Raw records
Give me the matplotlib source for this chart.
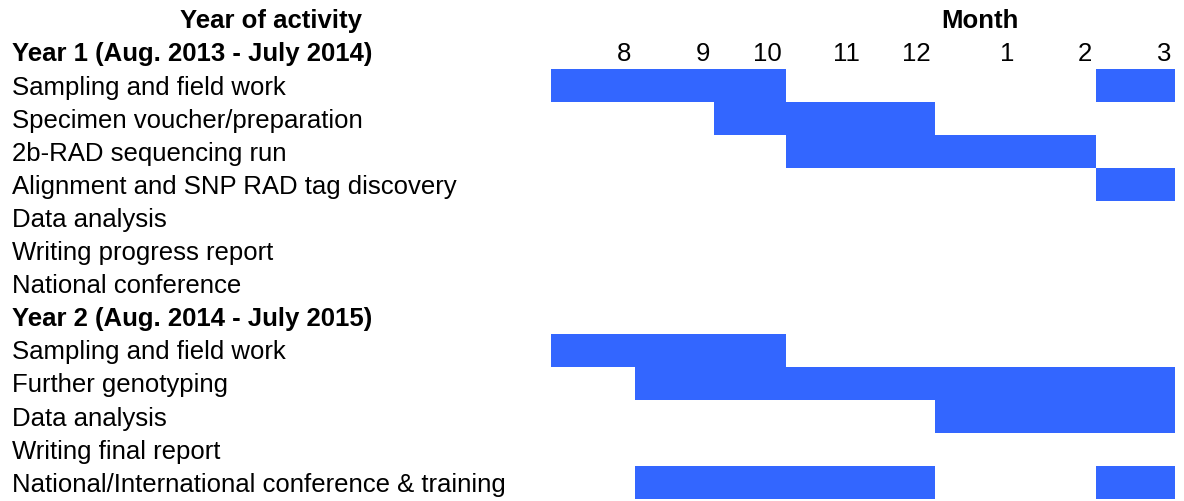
import matplotlib.pyplot as plt

# ── Datos ───────────────────────────────────────────────────────────────────
months = ["8", "9", "10", "11", "12", "1", "2", "3"]

rows = [
    "Year 1 (Aug. 2013 - July 2014)",
    "Sampling and field work",
    "Specimen voucher/preparation",
    "2b-RAD sequencing run",
    "Alignment and SNP RAD tag discovery",
    "Data analysis",
    "Writing progress report",
    "National conference",
    "Year 2 (Aug. 2014 - July 2015)",
    "Sampling and field work",
    "Further genotyping",
    "Data analysis",
    "Writing final report",
    "National/International conference & training",
]
bold_rows = [0, 8]

# active months per row: list of (first month index, last month index)
spans = [
    [],
    [(0, 2), (7, 7)],
    [(2, 4)],
    [(3, 6)],
    [(7, 7)],
    [],
    [],
    [],
    [],
    [(0, 2)],
    [(1, 7)],
    [(5, 7)],
    [],
    [(1, 4), (7, 7)],
]

# ── Layout (pixels, spreadsheet-like columns) ───────────────────────────────
W, H = 1184, 501
ROW_H = 33.1
TOP = 2.8
TXT_DY = 2.0
COL_EDGES = [551, 635, 714, 786, 864, 935, 1018, 1096, 1175]
BLUE = "#3366ff"
FS = 18.5

plt.rcParams["font.family"] = ["Liberation Sans", "DejaVu Sans"]

fig = plt.figure(figsize=(W / 100, H / 100), dpi=100)
ax = fig.add_axes([0, 0, 1, 1])
ax.set_xlim(0, W)
ax.set_ylim(H, 0)
ax.axis("off")


def row_center(r):
    return TOP + ROW_H * (r + 0.5)


# header row
ax.text(271, row_center(0) + TXT_DY, "Year of activity", ha="center",
        va="center", fontsize=FS, fontweight="bold")
ax.text(980, row_center(0) + TXT_DY, "Month", ha="center", va="center",
        fontsize=FS, fontweight="bold")

# month numbers (right aligned inside each column)
for i, m in enumerate(months):
    ax.text(COL_EDGES[i + 1] - 4, row_center(1) + TXT_DY, m, ha="right",
            va="center", fontsize=FS)

# activity rows
for i, (label, sp) in enumerate(zip(rows, spans)):
    r = i + 1
    ax.text(12, row_center(r) + TXT_DY, label, ha="left", va="center",
            fontsize=FS, fontweight="bold" if i in bold_rows else "normal")
    for a, b in sp:
        left = COL_EDGES[a]
        ax.barh(row_center(r), COL_EDGES[b + 1] - left, left=left,
                height=ROW_H, color=BLUE, linewidth=0)

fig.savefig("out.png", dpi=100)
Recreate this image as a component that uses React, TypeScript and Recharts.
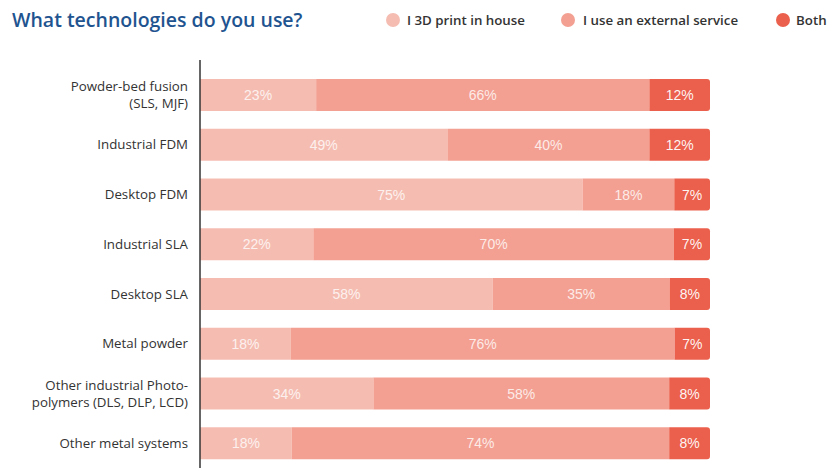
import React from "react";
import { BarChart, Bar, XAxis, YAxis } from "recharts";

const categories = [
  "Powder-bed fusion\n(SLS, MJF)",
  "Industrial FDM",
  "Desktop FDM",
  "Industrial SLA",
  "Desktop SLA",
  "Metal powder",
  "Other industrial Photo-\npolymers (DLS, DLP, LCD)",
  "Other metal systems",
];
const inHouse = [23, 49, 75, 22, 58, 18, 34, 18];
const external = [66, 40, 18, 70, 35, 76, 58, 74];
const both = [12, 12, 7, 7, 8, 7, 8, 8];

const seriesNames = ["I 3D print in house", "I use an external service", "Both"];
const colors = ["#F5BDB2", "#F3A092", "#EB604C"];

const data = categories.map((c, i) => ({
  name: c,
  inHouse: inHouse[i],
  external: external[i],
  both: both[i],
}));

const valueArrays = [inHouse, external, both];

const makeLabel = (k: number) => (props: any) => {
  const { x, y, width, height, index } = props;
  const v = valueArrays[k][index];
  return (
    <text
      x={x + width / 2}
      y={y + height / 2}
      textAnchor="middle"
      dominantBaseline="central"
      fill="#ffffff"
      fillOpacity={k === 2 ? 0.95 : 0.8}
      fontFamily="'Liberation Sans', Arial, sans-serif"
      fontSize={14}
    >
      {v}%
    </text>
  );
};

const CatTick = (props: any) => {
  const { x, y, payload } = props;
  const lines = String(payload.value).split("\n");
  const lh = 17;
  const start = y - ((lines.length - 1) * lh) / 2;
  return (
    <g>
      {lines.map((l, i) => (
        <text
          key={i}
          x={x}
          y={start + i * lh}
          dy="0.35em"
          textAnchor="end"
          fill="#333333"
          fontFamily="'Open Sans', sans-serif"
          fontSize={13.3}
        >
          {l}
        </text>
      ))}
    </g>
  );
};

const legendPos = [
  { cx: 393, tx: 407 },
  { cx: 568, tx: 583 },
  { cx: 783, tx: 796 },
];

export default function App() {
  return (
    <div style={{ position: "absolute", left: 0, top: 0, width: 829, height: 468, background: "#fff", overflow: "hidden" }}>
      <div
        style={{
          position: "absolute",
          left: 12,
          top: 6,
          fontFamily: "'Open Sans', sans-serif",
          fontWeight: 600,
          fontSize: 19.5,
          color: "#1F5490",
          whiteSpace: "nowrap",
          lineHeight: "28px",
        }}
      >
        What technologies do you use?
      </div>
      {seriesNames.map((n, i) => (
        <React.Fragment key={n}>
          <div
            style={{
              position: "absolute",
              left: legendPos[i].cx - 7,
              top: 13,
              width: 14,
              height: 14,
              borderRadius: 7,
              background: colors[i],
            }}
          />
          <div
            style={{
              position: "absolute",
              left: legendPos[i].tx,
              top: 10,
              fontFamily: "'Open Sans', sans-serif",
              fontWeight: 600,
              fontSize: 13.3,
              color: "#333",
              whiteSpace: "nowrap",
              lineHeight: "20px",
            }}
          >
            {n}
          </div>
        </React.Fragment>
      ))}
      <div style={{ position: "absolute", left: 0, top: 0 }}>
        <BarChart
          width={829}
          height={468}
          data={data}
          layout="vertical"
          stackOffset="expand"
          barSize={32}
          margin={{ top: 60, right: 119, bottom: 0, left: 0 }}
        >
          <XAxis type="number" hide domain={[0, 1]} />
          <YAxis
            type="category"
            dataKey="name"
            width={200}
            tickLine={false}
            tickSize={0}
            tickMargin={12}
            axisLine={{ stroke: "#333", strokeWidth: 1.5 }}
            padding={{ top: 10, bottom: 0 }}
            tick={<CatTick />}
            interval={0}
          />
          <Bar dataKey="inHouse" stackId="a" fill={colors[0]} isAnimationActive={false} label={makeLabel(0)} />
          <Bar dataKey="external" stackId="a" fill={colors[1]} isAnimationActive={false} label={makeLabel(1)} />
          <Bar dataKey="both" stackId="a" fill={colors[2]} radius={[0, 3, 3, 0]} isAnimationActive={false} label={makeLabel(2)} />
        </BarChart>
      </div>
    </div>
  );
}
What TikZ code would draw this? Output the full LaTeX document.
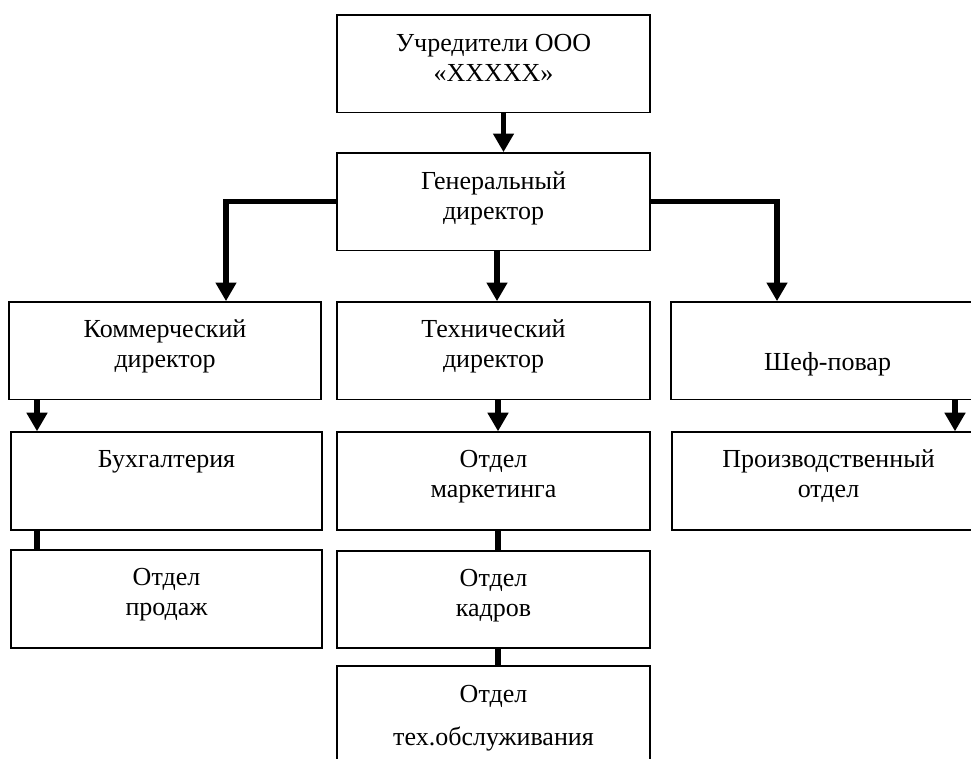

PROBLEM:
From the opening line of the entries above to the line containing "bold_rows = [0, 8]", please transcribe each line exactly, skipping every picture.

EXERCISE ANSWER:
Give me the matplotlib source for this chart.
import matplotlib.pyplot as plt

# ── Datos ───────────────────────────────────────────────────────────────────
months = ["8", "9", "10", "11", "12", "1", "2", "3"]

rows = [
    "Year 1 (Aug. 2013 - July 2014)",
    "Sampling and field work",
    "Specimen voucher/preparation",
    "2b-RAD sequencing run",
    "Alignment and SNP RAD tag discovery",
    "Data analysis",
    "Writing progress report",
    "National conference",
    "Year 2 (Aug. 2014 - July 2015)",
    "Sampling and field work",
    "Further genotyping",
    "Data analysis",
    "Writing final report",
    "National/International conference & training",
]
bold_rows = [0, 8]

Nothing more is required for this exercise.